La peinture d’Esther Tielemans vise moins l’apparence d’une représentation que la représentation d’une apparence dont il est peu dire qu’elle est trompeuse. La végétation luxuriante est en réalité une composition de motifs décoratifs et l’évocation d’un futur inquiétant comme échafaudé à l’aune des manipulations transgéniques. Ce qui passe a priori pour un paysage paradisiaque n’est finalement rien d’autre qu’untableau- piège jouant sur la séduction des couleurs et des matières pour mieux confondre le spectateur.

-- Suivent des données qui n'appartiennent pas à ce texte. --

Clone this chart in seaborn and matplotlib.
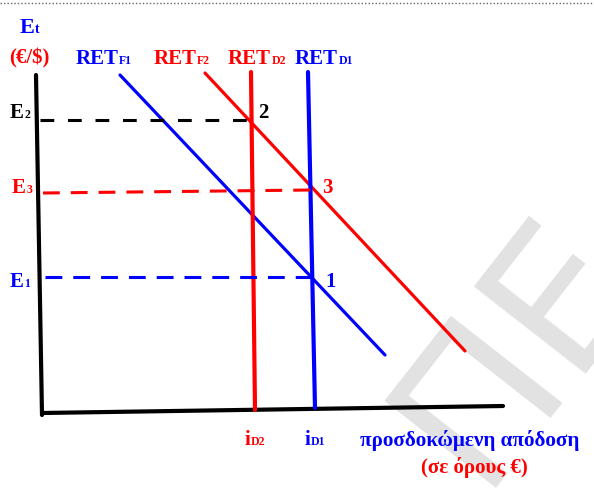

Mais en associant un aussi grand nombre d’éléments artificiels, jusqu’à concevoir une installation aux dimensions monumentales, comme celle que l’artiste a réalisée au Van Abbemuseum sur l’invitation de Lily van der Stokker , la conception même du paysage s’élargit. L’artiste fait référence aux paysages grandioses d’Amérique (déserts du Nevada ou du Nouveau-Mexique) où l’homme se retrouve parfois dans une inquiétante solitude face à la « beauté » inoxydable de la nature. Le tableau devient panorama.
Esther Tielemans entraîne le spectateur dans une relation théâtrale à son œuvre : les tableaux sont réalisés sur des panneaux de bois dont certains atteignent la dimension de murs disposés dans l’espace à l’échelle humaine. Le rapport à la nature, au monde extérieur, s’est inversé dans la conception d’un espace intérieur. Certains indices expliquent cette évolution. Au début des années 2000, nombre de ses tableaux étaient inscrits matériellement dans des installations comprenant également divers objets. Ils sont devenus eux-mêmes peu à peu des « tableaux-objets », à la frontière du design, pendant que l’espace représenté ne se réfère plus que lointainement à la réalité d’un paysage. Aujourd’hui, les tableaux d’Esther Tielemans, quelle que soit leur taille, sont dépourvus d’échelle et paraissent flotter en apesanteur. Ils sont l’exact reflet d’un espace mental dont le déploiement ne fait que commencer.